— Begin —

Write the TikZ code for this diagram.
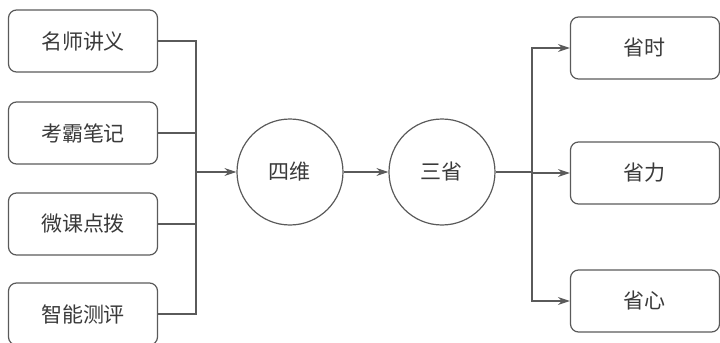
\documentclass[tikz,border=0pt]{standalone}
\usepackage{fontspec}
\setmainfont{Noto Sans CJK SC}
\usetikzlibrary{arrows.meta}
\definecolor{linegray}{HTML}{5A5A5A}
\definecolor{textgray}{HTML}{3A3A3A}
\begin{document}
	\begin{tikzpicture}[
		x=0.5pt, y=-0.5pt,
		every node/.style={font=\fontsize{10.5}{12}\selectfont, text=textgray},
		box/.style={draw=linegray, line width=0.6pt, rounded corners=4pt,
			minimum width=74.5pt, minimum height=31pt},
		hub/.style={draw=linegray, line width=0.6pt, circle, minimum size=53pt},
		link/.style={draw=linegray, line width=0.6pt},
		flow/.style={link, -{Stealth[length=6pt, width=4pt]}}
		]
		
		\useasboundingbox (0,0) rectangle (720,343);
		
		% left column
		\node[box] (jiangyi) at (83,41)  {名师讲义};
		\node[box] (biji)    at (83,133) {考霸笔记};
		\node[box] (weike)   at (83,224) {微课点拨};
		\node[box] (ceping)  at (83,314) {智能测评};
		
		% the two circles
		\node[hub] (siwei)    at (290,172) {四维};
		\node[hub] (sansheng) at (442,172) {三省};
		
		% right column
		\node[box] (shishi) at (645,48)  {省时};
		\node[box] (lili)   at (645,173) {省力};
		\node[box] (xinxin) at (645,301) {省心};
		
		\coordinate (joinL) at (196,172);
		\coordinate (joinR) at (532,172);
		
		\foreach \src in {jiangyi, biji, weike, ceping}
			\draw[link] (\src.east) -| (joinL);
		\draw[flow] (joinL) -- (siwei);
		\draw[flow] (siwei) -- (sansheng);
		\draw[link] (sansheng) -- (joinR);
		\foreach \dst in {shishi, lili, xinxin}
			\draw[flow] (joinR) |- (\dst.west);
		
	\end{tikzpicture}
\end{document}
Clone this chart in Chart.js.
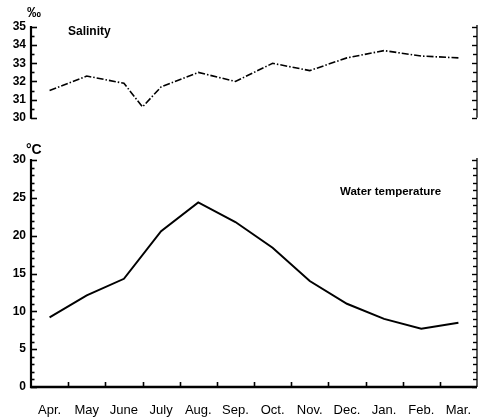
<!DOCTYPE html>
<html><head><meta charset="utf-8">
<script src="https://cdn.jsdelivr.net/npm/chart.js@4"></script>
<style>
html,body{margin:0;padding:0;background:#fff;}
#wrap{position:relative;width:479px;height:418px;overflow:hidden;}
.box{position:absolute;left:0;width:479px;}
</style></head><body>
<div id="wrap">
<div class="box" style="top:0;height:130px"><canvas id="c1"></canvas></div>
<div class="box" style="top:140px;height:278px"><canvas id="c2"></canvas></div>
</div>
<script>
const months = ['Apr.','May','June','July','Aug.','Sep.','Oct.','Nov.','Dec.','Jan.','Feb.','Mar.'];
const temperature = [9.2, 12.1, 14.3, 20.6, 24.4, 21.8, 18.4, 14.0, 11.0, 9.0, 7.7, 8.5];
const salinityPos = [0, 1, 2, 2.5, 3, 4, 5, 6, 7, 8, 9, 10, 11];
const salinity = [31.5, 32.3, 31.9, 30.6, 31.7, 32.5, 32.0, 33.0, 32.6, 33.3, 33.7, 33.4, 33.3];
const salinityTicks = [30, 31, 32, 33, 34, 35];
const temperatureTicks = [0, 5, 10, 15, 20, 25, 30];

const NUMFONT = '"Liberation Sans Narrow","Arial Narrow","Liberation Sans",Arial,sans-serif';
const TXTFONT = '"Liberation Sans",Arial,Helvetica,sans-serif';

function deco(cfg) {
  return {
    id: 'deco',
    afterDraw(chart) {
      const {ctx, chartArea: a, scales} = chart;
      const y = scales.y;
      ctx.save();
      ctx.strokeStyle = '#000';
      ctx.fillStyle = '#000';
      const top = y.getPixelForValue(cfg.max), bot = y.getPixelForValue(cfg.min);
      ctx.lineWidth = 2.2;
      ctx.beginPath(); ctx.moveTo(a.left, top - 1); ctx.lineTo(a.left, bot + 1); ctx.stroke();
      ctx.lineWidth = 1.3;
      ctx.beginPath(); ctx.moveTo(a.right, top - 2); ctx.lineTo(a.right, bot); ctx.stroke();
      for (let v = cfg.min; v <= cfg.max + 1e-9; v += cfg.minor) {
        const py = Math.round(y.getPixelForValue(v)) + 0.5;
        const r = v / cfg.major;
        const major = Math.abs(r - Math.round(r)) < 1e-6;
        ctx.lineWidth = 1.6;
        ctx.beginPath(); ctx.moveTo(a.left, py); ctx.lineTo(a.left + (major ? 6 : 3.5), py); ctx.stroke();
        ctx.lineWidth = 1.4;
        ctx.beginPath(); ctx.moveTo(a.right - (major ? 5 : 4), py); ctx.lineTo(a.right, py); ctx.stroke();
      }
      if (cfg.xaxis) {
        const x = scales.x;
        ctx.lineWidth = 2.5;
        ctx.beginPath(); ctx.moveTo(a.left - 1, a.bottom); ctx.lineTo(a.right, a.bottom); ctx.stroke();
        ctx.lineWidth = 1.6;
        for (let i = 1; i < months.length; i++) {
          const px = Math.round((x.getPixelForValue(i - 1) + x.getPixelForValue(i)) / 2) + 0.5;
          ctx.beginPath(); ctx.moveTo(px, a.bottom); ctx.lineTo(px, a.bottom - 5); ctx.stroke();
        }
      }
      ctx.textBaseline = 'middle';
      ctx.textAlign = 'left';
      ctx.font = 'bold 14px ' + TXTFONT;
      ctx.fillText(cfg.unit, cfg.unitX, cfg.unitY);
      ctx.font = cfg.labelFont;
      ctx.fillText(cfg.label, cfg.labelX, cfg.labelY);
      ctx.restore();
    }
  };
}

const common = {
  responsive: true,
  maintainAspectRatio: false,
  animation: false,
  plugins: {legend: {display: false}, tooltip: {enabled: false}},
  elements: {point: {radius: 0}, line: {tension: 0}}
};

new Chart(document.getElementById('c1'), {
  type: 'line',
  data: {
    datasets: [{
      data: salinityPos.map((p, i) => ({x: p, y: salinity[i]})),
      borderColor: '#000', borderWidth: 1.6, borderDash: [7, 2, 1.5, 2], fill: false
    }]
  },
  options: Object.assign({}, common, {
    layout: {padding: {top: 27, bottom: 10, left: 0, right: 2}},
    scales: {
      x: {type: 'linear', min: -0.5, max: 11.5, display: false},
      y: {
        min: 30, max: 35,
        afterBuildTicks: s => { s.ticks = salinityTicks.map(v => ({value: v})); },
        afterFit: s => { s.width = 31; },
        ticks: {color: '#000', font: {family: NUMFONT, size: 12, weight: 'bold'}, padding: 5},
        grid: {display: false, drawTicks: false},
        border: {display: false}
      }
    }
  }),
  plugins: [deco({min: 30, max: 35, minor: 0.5, major: 1, unit: '‰', unitX: 27, unitY: 13,
    label: 'Salinity', labelX: 68, labelY: 32, labelFont: 'bold 12px ' + TXTFONT})]
});

new Chart(document.getElementById('c2'), {
  type: 'line',
  data: {
    labels: months,
    datasets: [{data: temperature, borderColor: '#000', borderWidth: 2, fill: false}]
  },
  options: Object.assign({}, common, {
    layout: {padding: {top: 20, bottom: 0, left: 0, right: 2}},
    scales: {
      x: {
        offset: true,
        afterFit: s => { s.height = 31; s.paddingLeft = 0; s.paddingRight = 0; },
        ticks: {color: '#000', font: {family: TXTFONT, size: 13}, padding: 16, autoSkip: false, maxRotation: 0},
        grid: {display: false, drawTicks: false, offset: true},
        border: {display: false}
      },
      y: {
        min: 0, max: 30,
        afterBuildTicks: s => { s.ticks = temperatureTicks.map(v => ({value: v})); },
        afterFit: s => { s.width = 31; },
        ticks: {color: '#000', font: {family: NUMFONT, size: 12, weight: 'bold'}, padding: 5},
        grid: {display: false, drawTicks: false},
        border: {display: false}
      }
    }
  }),
  plugins: [deco({min: 0, max: 30, minor: 1, major: 5, xaxis: true, unit: '°C', unitX: 26, unitY: 10,
    label: 'Water temperature', labelX: 340, labelY: 52, labelFont: 'bold 11.5px ' + TXTFONT})]
});
</script>
</body></html>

— End —

SET PROBLEM> Emit the lines of the material exactly, from its first line to the line containing "(0,0) rectangle (720,343);", inclusive; leave every picture out.

PROBLEM SOLUTION>
Write the TikZ code for this diagram.
\documentclass[tikz,border=0pt]{standalone}
\usepackage{fontspec}
\setmainfont{Noto Sans CJK SC}
\usetikzlibrary{arrows.meta}
\definecolor{linegray}{HTML}{5A5A5A}
\definecolor{textgray}{HTML}{3A3A3A}
\begin{document}
	\begin{tikzpicture}[
		x=0.5pt, y=-0.5pt,
		every node/.style={font=\fontsize{10.5}{12}\selectfont, text=textgray},
		box/.style={draw=linegray, line width=0.6pt, rounded corners=4pt,
			minimum width=74.5pt, minimum height=31pt},
		hub/.style={draw=linegray, line width=0.6pt, circle, minimum size=53pt},
		link/.style={draw=linegray, line width=0.6pt},
		flow/.style={link, -{Stealth[length=6pt, width=4pt]}}
		]
		
		\useasboundingbox (0,0) rectangle (720,343);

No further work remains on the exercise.